El otro caso de disfuncionalidad tiene que ver con ciertas medidas de regeneración democrática que se adoptaron en su momento para combatir la corrupción. En plena presión popular para elevar las exigencias de integridad hacia los políticos se aprobaron leyes que obligaban a dimitir a quien tuviera la condición de investigado. Nadie dudaba entonces de que la amenaza de un castigo anticipado iba a disuadir las malas prácticas y ninguna fuerza política era capaz de oponerse a las medidas de mayor dureza, incluso a aquellas que pudieran entrar en contradicción con la presunción de inocencia o que dieran un poder inusitado a los jueces para condicionar antes de la correspondiente investigación y eventual condena la composición de los gobiernos. La presión populista impedía ver hasta qué punto esta severidad desequilibraba la división de poderes e incentivaba en los políticos una conducta que está en contradicción con lo que esperamos de ellos. Lo que de este modo se premiaba no era un tipo de comportamiento más ético sino más conservador. Si para tomar una decisión política arriesgada eran necesarios informes previos, a partir de tales disposiciones los políticos pedirán más informes técnicos, para probablemente acabar no haciendo nada. De este modo no es la ciudadanía la que se empodera sino los técnicos y los funcionarios.

 

La gran pregunta que nos deberíamos hacer es para qué están los políticos y para qué los necesitamos. Si recorremos todo nuestro sistema político, desde la gestión administrativa hasta el nivel de los representantes en la cúspide, constatamos una mayor incertidumbre en cuanto a las decisiones que se deben adoptar. La administración es un espacio donde el riesgo está muy reducido gracias a diversos protocolos y rutinas; en el plano más propiamente político es donde se toman las decisiones que, desde el respeto a los procedimientos administrativos, por supuesto, se refieren a asuntos para los que hay menos evidencias y más contingencia, donde se plantean las grandes orientaciones políticas. La confrontación ideológica es allí mayor precisamente porque las decisiones no están fijadas por una objetividad y unos saberes expertos indiscutibles. Allí están, por cierto, quienes tienen mayor legitimidad democrática porque elegimos a nuestros representantes políticos y no a nuestros funcionarios.

 

Hay una zona de fricción entre la administración y los representantes políticos.

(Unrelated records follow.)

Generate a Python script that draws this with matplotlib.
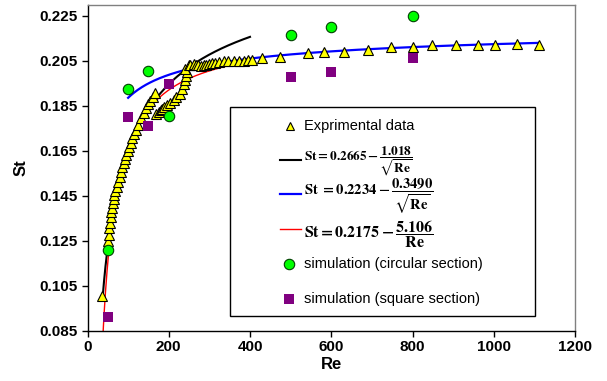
import numpy as np
import matplotlib
matplotlib.use("Agg")
import matplotlib.pyplot as plt
from matplotlib.lines import Line2D
from matplotlib.patches import Rectangle

plt.rcParams["font.family"] = ["Liberation Sans", "DejaVu Sans"]
plt.rcParams["mathtext.fontset"] = "stix"

# ---- experimental data (Re, St) ----
re_exp = [35, 50, 52, 53.6, 55.2, 56.8, 58.5, 60.2, 61.8, 64.3, 66, 68.4, 72.5, 76, 79,
          82.4, 85.7, 89, 92.3, 95.6, 98.8, 102, 107, 110, 115, 120, 125, 132, 138, 144,
          149, 155, 161, 167,
          168, 175, 180, 184, 188, 196, 204, 212, 219, 227, 233, 237, 240, 243, 245,
          241, 249, 253, 261, 266, 273, 280, 286, 292, 298, 306, 314, 323, 335, 347,
          360, 372, 384, 395, 405, 430, 474, 542, 583, 632, 690, 747, 801, 849, 906,
          960, 1002, 1058, 1112]
st_exp = [0.1002, 0.1246, 0.1275, 0.1305, 0.1330, 0.1354, 0.1376, 0.1397, 0.1416, 0.1435,
          0.1453, 0.1472, 0.1488, 0.1510, 0.1534, 0.1557, 0.1576, 0.1594, 0.1612, 0.1631,
          0.1649, 0.1668, 0.1686, 0.1705, 0.1724, 0.1742, 0.1764, 0.1794, 0.1816, 0.1838,
          0.1858, 0.1872, 0.1890, 0.1905,
          0.1815, 0.1823, 0.1830, 0.1834, 0.1846, 0.1855, 0.1864, 0.1876, 0.1888, 0.1903,
          0.1925, 0.1945, 0.1962, 0.1980, 0.1998,
          0.2013, 0.2032, 0.2031, 0.2035, 0.2033, 0.2030, 0.2028, 0.2030, 0.2032, 0.2035,
          0.2040, 0.2041, 0.2043, 0.2047, 0.2047, 0.2050, 0.2050, 0.2048, 0.2052, 0.2055,
          0.2064, 0.2066, 0.2083, 0.2090, 0.2090, 0.2098, 0.2110, 0.2112, 0.2120, 0.2121,
          0.2120, 0.2120, 0.2123, 0.2120]

# ---- simulations ----
re_circ = [50, 100, 150, 200, 500, 600, 800]
st_circ = [0.1209, 0.1924, 0.2003, 0.1804, 0.2163, 0.2200, 0.2250]
re_sq = [50, 100, 150, 200, 500, 600, 800]
st_sq = [0.0908, 0.1800, 0.1760, 0.1948, 0.1979, 0.2001, 0.2063]

# ---- correlation coefficients and the Re ranges they are drawn over ----
black_a, black_b, black_range = 0.2665, 1.018, (37, 400)
blue_a, blue_b, blue_range = 0.2234, 0.3490, (100, 1110)
red_a, red_b, red_range = 0.2175, 5.106, (37, 400)

x_ticks = [0, 200, 400, 600, 800, 1000, 1200]
y_ticks = [0.085, 0.105, 0.125, 0.145, 0.165, 0.185, 0.205, 0.225]

W, H = 607, 381
fig = plt.figure(figsize=(W / 100, H / 100), dpi=100)
ax = fig.add_axes([87.5 / W, (H - 330.5) / H, (575 - 87.5) / W, (330.5 - 4.5) / H])

re_b = np.linspace(*black_range, 300)
re_u = np.linspace(*blue_range, 300)
re_r = np.linspace(*red_range, 300)
ax.plot(re_b, black_a - black_b / np.sqrt(re_b), color="black", lw=1.5, zorder=2)
ax.plot(re_u, blue_a - blue_b / np.sqrt(re_u), color="#0000FF", lw=1.6, zorder=2)
ax.plot(re_r, red_a - red_b / re_r, color="#FF0000", lw=1.0, zorder=2)

tri_style = dict(marker="^", ms=7, mfc="#FFFF00", mec="black", mew=0.8, ls="none")
circ_style = dict(marker="o", ms=7.5, mfc="#00FF00", mec="#004000", mew=0.8, ls="none")
sq_style = dict(marker="s", ms=7, mfc="#800080", mec="#800080", mew=0, ls="none")

ax.plot(re_exp, st_exp, zorder=3, **tri_style)
ax.plot(re_circ, st_circ, zorder=4, **circ_style)
ax.plot(re_sq, st_sq, zorder=4, **sq_style)

ax.set_xlim(0, 1200)
ax.set_ylim(0.085, 0.23)
ax.set_xticks(x_ticks)
ax.set_yticks(y_ticks)
ax.set_yticklabels([f"{v:.3f}" for v in y_ticks])
ax.tick_params(direction="out", length=4, width=1, labelsize=11, pad=3)
for lab in ax.get_xticklabels() + ax.get_yticklabels():
    lab.set_fontweight("bold")
ax.spines["left"].set_color("black")
ax.spines["bottom"].set_color("black")
ax.spines["top"].set_color("#808080")
ax.spines["right"].set_color("#808080")
for s in ax.spines.values():
    s.set_linewidth(1.0)

ax.set_xlabel("Re", fontsize=12, fontweight="bold", labelpad=2)
ax.set_ylabel("St", fontsize=12, fontweight="bold", labelpad=8)

# ---- legend box ----
def fx(px):
    return px / W

def fy(py):
    return 1 - py / H

fig.patches.append(Rectangle((fx(230), fy(316)), fx(535) - fx(230), fy(107) - fy(316),
                             transform=fig.transFigure, facecolor="white",
                             edgecolor="black", lw=1.0, zorder=5))

def leg_marker(px, py, style):
    fig.lines.append(Line2D([fx(px)], [fy(py)], transform=fig.transFigure, zorder=6, **style))

def leg_line(py, color, lw):
    fig.lines.append(Line2D([fx(280), fx(301)], [fy(py), fy(py)], transform=fig.transFigure,
                            color=color, lw=lw, zorder=6))

leg_marker(290, 126, dict(tri_style, ms=6))
fig.text(fx(304), fy(126), "Exprimental data", fontsize=10.5, va="center", zorder=6)

leg_line(160, "black", 1.5)
fig.text(fx(304), fy(161),
         r"$\mathbf{St = 0.2665 - \dfrac{1.018}{\sqrt{Re}}}$",
         fontsize=9.5, va="center", zorder=6)

leg_line(194, "#0000FF", 1.6)
fig.text(fx(304), fy(196),
         r"$\mathbf{St\ = 0.2234 - \dfrac{0.3490}{\sqrt{Re}}}$",
         fontsize=10.5, va="center", zorder=6)

leg_line(229, "#FF0000", 1.0)
fig.text(fx(304), fy(234),
         r"$\mathbf{St = 0.2175 - \dfrac{5.106}{Re}}$",
         fontsize=11.5, va="center", zorder=6)

leg_marker(289, 264, circ_style)
fig.text(fx(304), fy(264), "simulation (circular section)", fontsize=10.5, va="center", zorder=6)

leg_marker(289, 299, sq_style)
fig.text(fx(304), fy(299), "simulation (square section)", fontsize=10.5, va="center", zorder=6)

fig.savefig("out.png", dpi=100)
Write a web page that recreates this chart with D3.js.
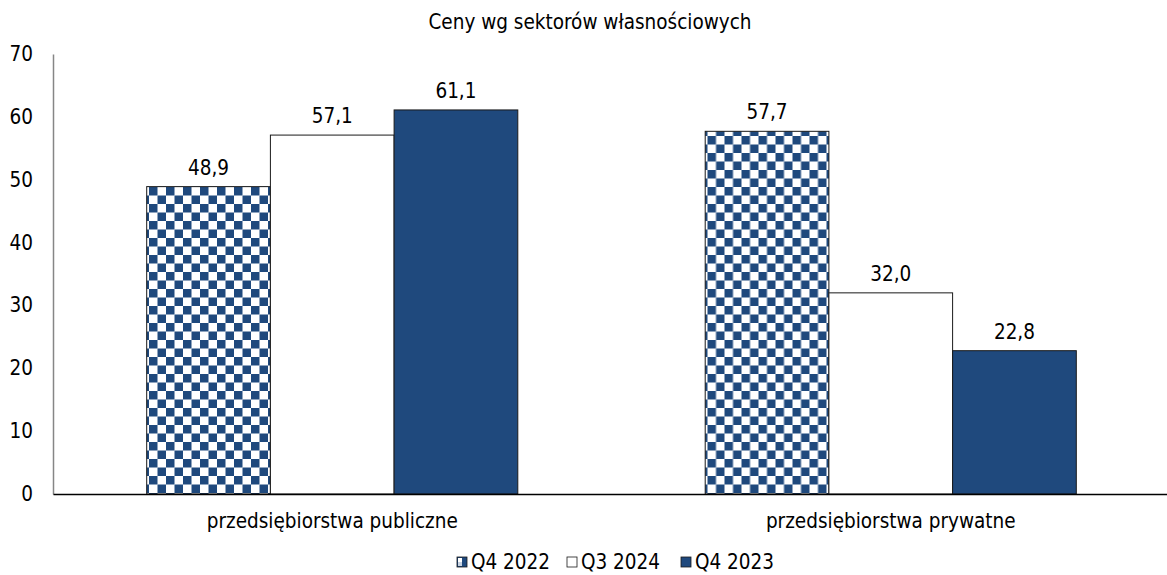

El roce entre los criterios administrativos y las directivas políticas es beneficioso para ambos. Podríamos sintetizarlo en la idea de que la administración corrige la frivolidad de los políticos y los políticos corrigen el conservadurismo de los funcionarios. Cuando hablamos de autonomía de la administración o de primacía de la política no estamos hablando de una estricta separación o de una rígida jerarquía, sino de dos dimensiones de la gobernanza democrática que deben ser armonizadas. Este equilibrio parece haberse roto en beneficio de una forma de hacer política que responde con exactitud al modo en el que Foucault caracterizaba al poder como “pobre en recursos, parco en sus métodos, monótono en las tácticas que utiliza, incapaz de invención y como condenado a repetirse siempre a sí mismo”. Si nos resulta difícil contestar a la pregunta acerca de para qué sirve la política podríamos sustituirla por aquella que se plantea a quién beneficia esta despolitización.